-- Given data --
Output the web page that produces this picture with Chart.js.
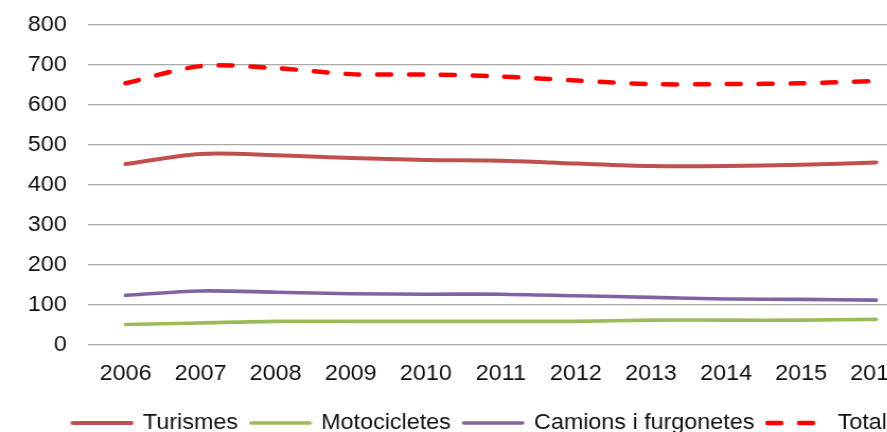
<!DOCTYPE html>
<html>
<head>
<meta charset="utf-8">
<script src="https://cdn.jsdelivr.net/npm/chart.js@4/dist/chart.umd.min.js"></script>
<style>
  html, body { margin: 0; padding: 0; background: #fff; overflow: hidden; width: 887px; height: 432px; }
  #wrap { width: 862px; height: 444px; transform: scaleX(1.06); transform-origin: 0 0; }
  canvas { display: block; }
</style>
</head>
<body>
<div id="wrap"><canvas id="chart" width="862" height="444"></canvas></div>
<script>
// Vehicle counts per year (thousands)
const years = ['2006', '2007', '2008', '2009', '2010', '2011', '2012', '2013', '2014', '2015', '2016'];
const turismes = [452, 477, 474, 467, 462, 460, 453, 447, 447, 450, 456];
const motocicletes = [50, 54, 58, 58, 58, 58, 58, 61, 61, 61, 63];
const camions = [123, 134, 131, 127, 126, 126, 122, 118, 114, 113, 111];
const total = [654, 697, 692, 677, 676, 671, 661, 652, 652, 654, 660];
const yTicks = [0, 100, 200, 300, 400, 500, 600, 700, 800];

const FONT = { family: '"Liberation Sans", Arial, sans-serif', size: 22 };
const TEXT = '#111111';

// Small line sample used as the legend marker of each series.
function swatch(color, width, dash) {
  const c = document.createElement('canvas');
  c.width = 60;
  c.height = 10;
  const g = c.getContext('2d');
  g.strokeStyle = color;
  g.lineWidth = width;
  g.lineCap = 'round';
  g.setLineDash(dash || []);
  g.beginPath();
  g.moveTo(2.25, 5);
  g.lineTo(57.75, 5);
  g.stroke();
  return c;
}

function series(label, data, color, width, dash) {
  const ds = {
    label, data,
    borderColor: color,
    backgroundColor: color,
    borderWidth: width,
    pointRadius: 0,
    pointHoverRadius: 0,
    pointStyle: swatch(color, width, dash),
    tension: 0.3,
    borderCapStyle: 'round',
    fill: false
  };
  if (dash) ds.borderDash = dash;
  return ds;
}

// Nudges the legend row sideways so it sits centred under the full plot width.
const legendShift = {
  id: 'legendShift',
  afterLayout(chart, args, opts) {
    const lg = chart.legend;
    if (lg) { lg.left += opts.dx; lg.right += opts.dx; }
  }
};

// Scales should not reserve extra room around the plot for their end labels.
function noEdgePadding(scale) {
  scale.paddingTop = 0;
  scale.paddingBottom = 0;
  scale.paddingLeft = 0;
  scale.paddingRight = 0;
}

new Chart(document.getElementById('chart'), {
  type: 'line',
  data: {
    labels: years,
    datasets: [
      series('Turismes', turismes, '#C0504D', 4),
      series('Motocicletes', motocicletes, '#9BBB59', 3.6),
      series('Camions i furgonetes', camions, '#8064A2', 3.6),
      series('Total', total, '#FF0000', 4.5, [13, 17])
    ]
  },
  plugins: [legendShift],
  options: {
    responsive: false,
    animation: false,
    layout: { padding: { left: 6.3, right: 0, top: 25, bottom: 0 } },
    plugins: {
      tooltip: { enabled: false },
      legendShift: { dx: 18.6 },
      legend: {
        position: 'bottom',
        align: 'center',
        labels: {
          font: FONT,
          color: TEXT,
          usePointStyle: true,
          pointStyleWidth: 55,
          boxHeight: 22,
          padding: 12.5
        }
      }
    },
    scales: {
      x: {
        offset: true,
        grid: { display: false, drawTicks: false },
        border: { display: false },
        ticks: { font: FONT, color: TEXT, padding: 16.5, maxRotation: 0, autoSkip: false },
        afterFit(scale) { scale.height = 55; noEdgePadding(scale); }
      },
      y: {
        min: 0,
        max: 800,
        afterBuildTicks(scale) { scale.ticks = yTicks.map(v => ({ value: v })); },
        grid: { color: '#a8a8a8', lineWidth: 1.3, drawTicks: false },
        border: { display: false },
        ticks: { font: FONT, color: TEXT, padding: 20 },
        afterFit(scale) { noEdgePadding(scale); }
      }
    }
  }
});
</script>
</body>
</html>
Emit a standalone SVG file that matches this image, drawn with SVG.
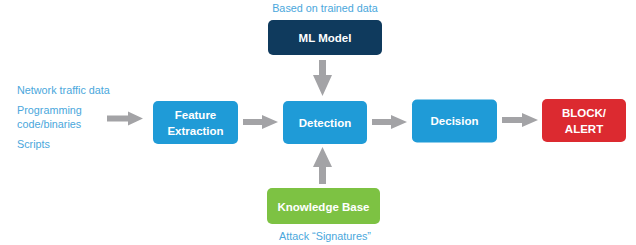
<svg xmlns="http://www.w3.org/2000/svg" width="636" height="245" viewBox="0 0 636 245">
  <defs>
    <style>
      .box { stroke: none; }
      .blue { fill: #1f9bd7; }
      .navy { fill: #0f3a5d; }
      .red { fill: #dc2a30; }
      .green { fill: #7dc243; }
      .label { font-family: "Liberation Sans", Arial, sans-serif; font-size: 11.5px; font-weight: bold; fill: #ffffff; text-anchor: middle; dominant-baseline: central; }
      .note { font-family: "Liberation Sans", Arial, sans-serif; font-size: 10.8px; fill: #4aa7dc; dominant-baseline: central; }
      .arrow { fill: #a3a3a6; }
    </style>
  </defs>

  <rect width="636" height="245" fill="#ffffff"/>

  <!-- input sources -->
  <g id="inputs">
    <text class="note" x="17" y="90">Network traffic data</text>
    <text class="note" x="17" y="110">Programming</text>
    <text class="note" x="17" y="124">code/binaries</text>
    <text class="note" x="17" y="144">Scripts</text>
  </g>

  <g id="ml-model">
    <text class="note" x="325" y="8" text-anchor="middle">Based on trained data</text>
    <rect class="box navy" x="268" y="20" width="114" height="35" rx="5"/>
    <text class="label" x="325" y="37.5">ML Model</text>
  </g>

  <g id="feature-extraction">
    <rect class="box blue" x="153" y="101" width="85" height="43" rx="5"/>
    <text class="label" x="195.5" y="115">Feature</text>
    <text class="label" x="195.5" y="131">Extraction</text>
  </g>

  <g id="detection">
    <rect class="box blue" x="283" y="101" width="84" height="43" rx="5"/>
    <text class="label" x="325" y="122.5">Detection</text>
  </g>

  <g id="decision">
    <rect class="box blue" x="412" y="99.5" width="85" height="43" rx="5"/>
    <text class="label" x="454.5" y="121">Decision</text>
  </g>

  <g id="block-alert">
    <rect class="box red" x="542" y="99" width="84" height="43" rx="5"/>
    <text class="label" x="584" y="113">BLOCK/</text>
    <text class="label" x="584" y="129">ALERT</text>
  </g>

  <g id="knowledge-base">
    <rect class="box green" x="267" y="188" width="113" height="36" rx="5"/>
    <text class="label" x="323.5" y="206.5">Knowledge Base</text>
    <text class="note" x="325" y="235.5" text-anchor="middle">Attack “Signatures”</text>
  </g>

  <!-- connectors: block arrows -->
  <g id="connectors">
    <!-- inputs -> feature extraction -->
    <polygon class="arrow" points="107,115.5 128,115.5 128,111.5 143,118.5 128,125.5 128,121.5 107,121.5"/>
    <!-- feature extraction -> detection -->
    <polygon class="arrow" points="243,119 262,119 262,115 278,122 262,129 262,125 243,125"/>
    <!-- detection -> decision -->
    <polygon class="arrow" points="372,119 391,119 391,115 407,122 391,129 391,125 372,125"/>
    <!-- decision -> block/alert -->
    <polygon class="arrow" points="502,117 522,117 522,113 538,120 522,127 522,123 502,123"/>
    <!-- ml model -> detection -->
    <polygon class="arrow" points="319,60 326,60 326,75 332,75 322.5,96 313,75 319,75"/>
    <!-- knowledge base -> detection -->
    <polygon class="arrow" points="319,184 326,184 326,167 332,167 322.5,147 313,167 319,167"/>
  </g>
</svg>
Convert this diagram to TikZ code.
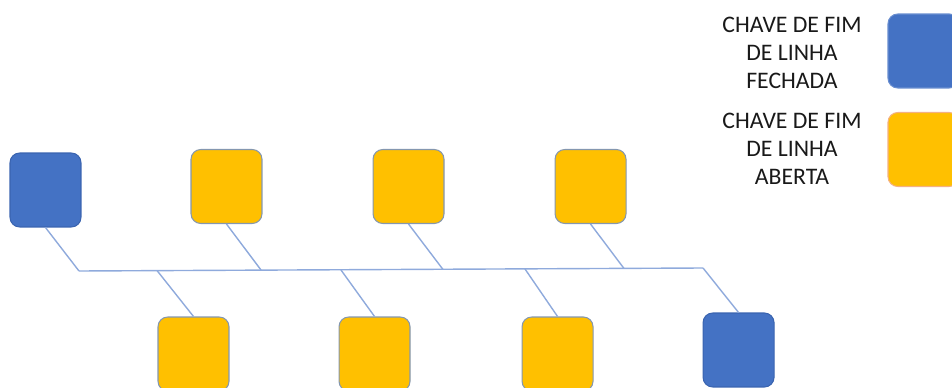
\documentclass[tikz,border=0pt]{standalone}
\usepackage{fontspec}
\setmainfont{Carlito}
\usepackage{tikz}
\usetikzlibrary{positioning, calc}
\definecolor{keyblue}{HTML}{4472C4}
\definecolor{keyblueline}{HTML}{3A64B0}
\definecolor{keyyellow}{HTML}{FFC000}
\definecolor{keygray}{HTML}{8497B0}
\definecolor{keyorange}{HTML}{F4B183}
\definecolor{wireblue}{HTML}{8FAADC}
\tikzset{
    base/.style = {rectangle, rounded corners=5.5pt, draw, minimum width=1.42cm, minimum height=1.48cm, line width=0.6pt, inner sep=0pt},
    closed/.style = {base, fill=keyblue, draw=keyblueline},
    open/.style = {base, fill=keyyellow, draw=keygray},
    legendtxt/.style = {align=center, text=black!90, font=\fontsize{13.5}{15.8}\selectfont},
    wire/.style = {draw=wireblue, line width=0.8pt}
}

\begin{document}
\begin{tikzpicture}[x=0.02cm, y=-0.02cm]
        \useasboundingbox (0,0) rectangle (952,388);
        \clip (0,0) rectangle (952,388);

        % Upper Row
        \node (t1) [closed] at (45.5,190) {};
        \node (t2) [open] at (226.5,186.5) {};
        \node (t3) [open, right=2.2cm of t2] {};
        \node (t4) [open, right=2.2cm of t3] {};

        % Lower Row
        \node (b1) [open] at (193.5,354) {};
        \node (b2) [open, right=2.18cm of b1] {};
        \node (b3) [open, right=2.22cm of b2] {};
        \node (b4) [closed, right=2.18cm of b3, yshift=0.08cm] {};

        % Bus Junctions
        \coordinate (busL) at (79,271);
        \coordinate (busR) at (703,268);
        \coordinate (j2) at (261,270);
        \coordinate (j3) at (443,269.5);
        \coordinate (j4) at (624,268.5);
        \coordinate (j5) at (157,270.5);
        \coordinate (j6) at (341,270);
        \coordinate (j7) at (525,269);

        % Legend
        \node (closedtxt) [legendtxt] at (792,53) {CHAVE DE FIM\\DE LINHA\\FECHADA};
        \node (opentxt) [legendtxt] at (792,149) {CHAVE DE FIM\\DE LINHA\\ABERTA};
        \node (closedkey) [closed, draw=keyblue!80!white] at (923.5,51) {};
        \node (openkey) [open, draw=keyorange] at (923.5,149.5) {};

        % Main Line
        \draw [wire] (busL) -- (busR);

        % Upper Branches
        \draw [wire] (t1.south) -- (busL);
        \draw [wire] (t2.south) -- (j2);
        \draw [wire] (t3.south) -- (j3);
        \draw [wire] (t4.south) -- (j4);

        % Lower Branches
        \draw [wire] (j5) -- (b1.north);
        \draw [wire] (j6) -- (b2.north);
        \draw [wire] (j7) -- (b3.north);
        \draw [wire] (busR) -- (b4.north);

    \end{tikzpicture}
\end{document}
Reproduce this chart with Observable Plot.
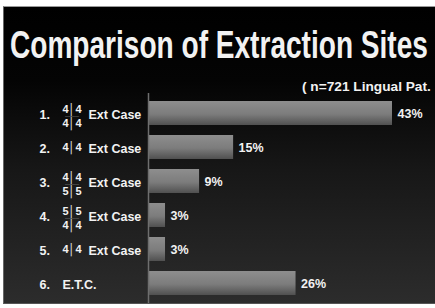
<!DOCTYPE html>
<html><head><meta charset="utf-8">
<script src="https://cdn.jsdelivr.net/npm/d3@7"></script>
<script src="https://cdn.jsdelivr.net/npm/@observablehq/plot@0.6"></script>
<style>
html,body{margin:0;padding:0;background:#fff;}
#wrap{position:relative;width:435px;height:308px;background:#fff;overflow:hidden;}
#panel{position:absolute;left:3px;top:6px;width:432px;height:298px;background:linear-gradient(to bottom,#000 0%,#040404 25%,#171717 55%,#2c2c2c 100%);border-top:1px solid #999;border-left:1px solid #666;border-bottom:1px solid #555;box-sizing:border-box;}
#chart{position:absolute;left:0;top:0;}
</style></head><body>
<div id="wrap"><div id="panel"></div><div id="chart"></div></div>
<script>
const titleText = "Comparison of Extraction Sites";
const subtitleText = "( n=721 Lingual Pat.";
const ranks = ["1.", "2.", "3.", "4.", "5.", "6."];
const upperTeeth = ["4", "4", "4", "5", "", ""];
const lowerTeeth = ["4", "", "5", "4", "4", ""];
const caseNames = ["Ext Case", "Ext Case", "Ext Case", "Ext Case", "Ext Case", "E.T.C."];
const shares = [43, 15, 9, 3, 3, 26];
const valueLabels = ["43%", "15%", "9%", "3%", "3%", "26%"];

const data = ranks.map((r, i) => ({
  key: r, rank: r, upper: upperTeeth[i], lower: lowerTeeth[i],
  name: caseNames[i], value: shares[i], label: valueLabels[i]
}));
const both = data.filter(d => d.upper && d.lower);
const single = data.filter(d => (d.upper && !d.lower) || (!d.upper && d.lower));
const withTeeth = data.filter(d => d.upper || d.lower);
const noTeeth = data.filter(d => !d.upper && !d.lower);
const quad = t => `${t}\u2502${t}`;

const font = "Liberation Sans, Arial, sans-serif";
const white = "#f2f2f2";

const defs = () => {
  const g = d3.create("svg:defs");
  const lg = g.append("linearGradient").attr("id", "barGrad").attr("x1", 0).attr("y1", 0).attr("x2", 0).attr("y2", 1);
  lg.append("stop").attr("offset", "0%").attr("stop-color", "#8e8e8e");
  lg.append("stop").attr("offset", "55%").attr("stop-color", "#7c7c7c");
  lg.append("stop").attr("offset", "100%").attr("stop-color", "#505050");
  return g.node();
};

const chart = Plot.plot({
  width: 435, height: 308,
  marginLeft: 148, marginRight: 43, marginTop: 89, marginBottom: 0,
  x: {domain: [0, 43], axis: null},
  y: {domain: ranks, padding: 0.286, axis: null},
  style: {background: "transparent", color: white, fontFamily: font},
  marks: [
    defs,
    Plot.barX(data, {x: "value", y: "key", fill: "url(#barGrad)"}),
    Plot.ruleX([0], {stroke: "#6e6e6e", strokeWidth: 1.5, insetTop: 4, insetBottom: 5}),
    Plot.text(data, {x: "value", y: "key", text: "label", dx: 5, textAnchor: "start",
      fill: white, fontWeight: "bold", fontSize: 12.5}),
    Plot.text(data, {x: 0, y: "key", text: "rank", dx: -109, dy: 1, textAnchor: "start",
      fill: white, fontWeight: "bold", fontSize: 12.5}),
    Plot.text(withTeeth, {x: 0, y: "key", text: "name", dx: -60, dy: 1, textAnchor: "start",
      fill: white, fontWeight: "bold", fontSize: 12.5}),
    Plot.text(noTeeth, {x: 0, y: "key", text: "name", dx: -86, dy: 1, textAnchor: "start",
      fill: white, fontWeight: "bold", fontSize: 12.5}),
    // two-row quadrant notation
    Plot.text(both, {x: 0, y: "key", text: d => quad(d.upper), dx: -76.5, dy: -4, fill: white, fontWeight: "bold", fontSize: 11}),
    Plot.text(both, {x: 0, y: "key", text: d => quad(d.lower), dx: -76.5, dy: 9.5, fill: white, fontWeight: "bold", fontSize: 11}),
    Plot.text(both, {x: 0, y: "key", text: () => "\u2500\u2500\u2500\u2500", dx: -76.5, dy: 2.5, fill: "#8a8a8a", fontSize: 5}),
    // single-row notation
    Plot.text(single, {x: 0, y: "key", text: d => quad(d.upper || d.lower), dx: -76.5, dy: 0, fill: white, fontWeight: "bold", fontSize: 11})
  ]
});

document.getElementById("chart").appendChild(chart);

const svg = d3.select(chart);
const title = svg.append("text").text(titleText)
  .attr("x", 0).attr("y", 0).attr("text-anchor", "start")
  .attr("font-family", font).attr("font-weight", "bold").attr("font-size", 39)
  .attr("fill", white);
const tw = title.node().getComputedTextLength() || 581;
title.attr("transform", `translate(10,58) scale(${418 / tw},1)`);

const sub = svg.append("text").text(subtitleText)
  .attr("x", 0).attr("y", 0).attr("text-anchor", "start")
  .attr("font-family", font).attr("font-weight", "bold").attr("font-size", 13.5)
  .attr("fill", white);
const sw = sub.node().getComputedTextLength() || 129;
sub.attr("transform", `translate(302,91) scale(${129 / sw},1)`);
</script>
</body></html>
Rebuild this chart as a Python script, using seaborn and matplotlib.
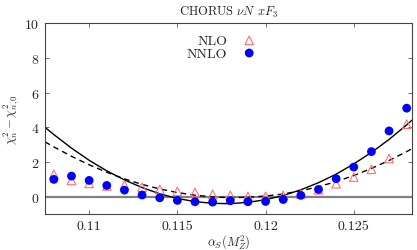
import numpy as np
import pandas as pd
import matplotlib
matplotlib.use('Agg')
import matplotlib.pyplot as plt
import seaborn as sns

# alpha_s points
alpha_s = [0.108, 0.109, 0.110, 0.111, 0.112, 0.113, 0.114, 0.115, 0.116, 0.117, 0.118,
           0.119, 0.120, 0.121, 0.122, 0.123, 0.124, 0.125, 0.126, 0.127, 0.128]
nlo = [1.29, 0.94, 0.77, 0.62, 0.67, 0.55, 0.42, 0.31, 0.25, 0.13, 0.08,
       0.02, 0.02, 0.08, 0.15, 0.40, 0.75, 1.13, 1.58, 2.20, 4.18]
nnlo = [1.00, 1.19, 0.94, 0.65, 0.38, 0.10, -0.06, -0.21, -0.29, -0.31, -0.23,
        -0.29, -0.27, -0.16, 0.08, 0.42, 1.04, 1.71, 2.60, 3.79, 5.10]

# fitted parabolas
curve_x = [0.1075, 0.108, 0.109, 0.110, 0.111, 0.112, 0.113, 0.114, 0.115, 0.116, 0.117,
           0.118, 0.119, 0.120, 0.121, 0.122, 0.123, 0.124, 0.125, 0.126, 0.127, 0.128, 0.1283]
fit_nnlo = [4.00, 3.58, 2.80, 2.10, 1.49, 0.97, 0.53, 0.17, -0.10, -0.28, -0.38,
            -0.40, -0.32, -0.17, 0.07, 0.40, 0.81, 1.30, 1.89, 2.55, 3.30, 4.14, 4.41]
fit_nlo = [3.16, 2.87, 2.33, 1.84, 1.41, 1.03, 0.71, 0.45, 0.24, 0.09, -0.01,
           -0.05, -0.03, 0.04, 0.16, 0.34, 0.58, 0.87, 1.22, 1.63, 2.09, 2.60, 2.77]

pts = pd.DataFrame({'x': alpha_s, 'nlo': nlo, 'nnlo': nnlo})
fits = pd.DataFrame({'x': curve_x, 'nnlo': fit_nnlo, 'nlo': fit_nlo})

sns.set_style('ticks')
plt.rcParams['font.family'] = 'serif'
plt.rcParams['font.serif'] = ['cmr10']
plt.rcParams['mathtext.fontset'] = 'cm'
plt.rcParams['axes.formatter.use_mathtext'] = True

fig = plt.figure(figsize=(4.17, 2.51), dpi=100)
ax = fig.add_axes([0.108, 0.143, 0.880, 0.761])

ax.axhline(0, color='#808080', lw=1.6, zorder=1)
sns.lineplot(data=fits, x='x', y='nnlo', ax=ax, color='black', lw=1.0, zorder=2)
sns.lineplot(data=fits, x='x', y='nlo', ax=ax, color='black', lw=1.0, ls=(0, (4, 3)), zorder=2)
sns.scatterplot(data=pts, x='x', y='nlo', ax=ax, marker='^', s=38, facecolor='none',
                edgecolor='#ff7070', linewidth=0.8, label='NLO', zorder=3)
sns.scatterplot(data=pts, x='x', y='nnlo', ax=ax, marker='o', s=40, color='#0000ff',
                edgecolor='none', label='NNLO', zorder=4)

ax.set_xlim(0.1075, 0.1283)
ax.set_ylim(-1, 10)
ax.set_xticks([0.11, 0.115, 0.12, 0.125])
ax.set_xticklabels(['0.11', '0.115', '0.12', '0.125'])
ax.set_yticks([0, 2, 4, 6, 8, 10])
ax.tick_params(direction='in', top=True, right=True, length=3, width=0.6,
               labelsize=10, color='#555555', pad=4)
for sp in ax.spines.values():
    sp.set_color('#444444')
    sp.set_linewidth(0.8)

ax.set_title(r'CHORUS $\nu N$ $xF_3$', fontsize=9, pad=6)
ax.set_xlabel(r'$\alpha_S(M_Z^2)$', fontsize=9, labelpad=0)
ax.set_ylabel(r'$\chi^2_n-\chi^2_{n,0}$', fontsize=9, labelpad=2)

ax.legend(loc='upper center', bbox_to_anchor=(0.49, 1.0), frameon=False, markerfirst=False,
          fontsize=10, handletextpad=0.6, labelspacing=0.0, borderaxespad=0.4)

fig.savefig('out.png', dpi=100)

-- The problem --
Give again exactly the lines running from the beginning of the material above through the line that contains "const TEXT = '#111111';", and leave out every picture.

-- Complete output --
Output the web page that produces this picture with Chart.js.
<!DOCTYPE html>
<html>
<head>
<meta charset="utf-8">
<script src="https://cdn.jsdelivr.net/npm/chart.js@4/dist/chart.umd.min.js"></script>
<style>
  html, body { margin: 0; padding: 0; background: #fff; overflow: hidden; width: 887px; height: 432px; }
  #wrap { width: 862px; height: 444px; transform: scaleX(1.06); transform-origin: 0 0; }
  canvas { display: block; }
</style>
</head>
<body>
<div id="wrap"><canvas id="chart" width="862" height="444"></canvas></div>
<script>
// Vehicle counts per year (thousands)
const years = ['2006', '2007', '2008', '2009', '2010', '2011', '2012', '2013', '2014', '2015', '2016'];
const turismes = [452, 477, 474, 467, 462, 460, 453, 447, 447, 450, 456];
const motocicletes = [50, 54, 58, 58, 58, 58, 58, 61, 61, 61, 63];
const camions = [123, 134, 131, 127, 126, 126, 122, 118, 114, 113, 111];
const total = [654, 697, 692, 677, 676, 671, 661, 652, 652, 654, 660];
const yTicks = [0, 100, 200, 300, 400, 500, 600, 700, 800];

const FONT = { family: '"Liberation Sans", Arial, sans-serif', size: 22 };
const TEXT = '#111111';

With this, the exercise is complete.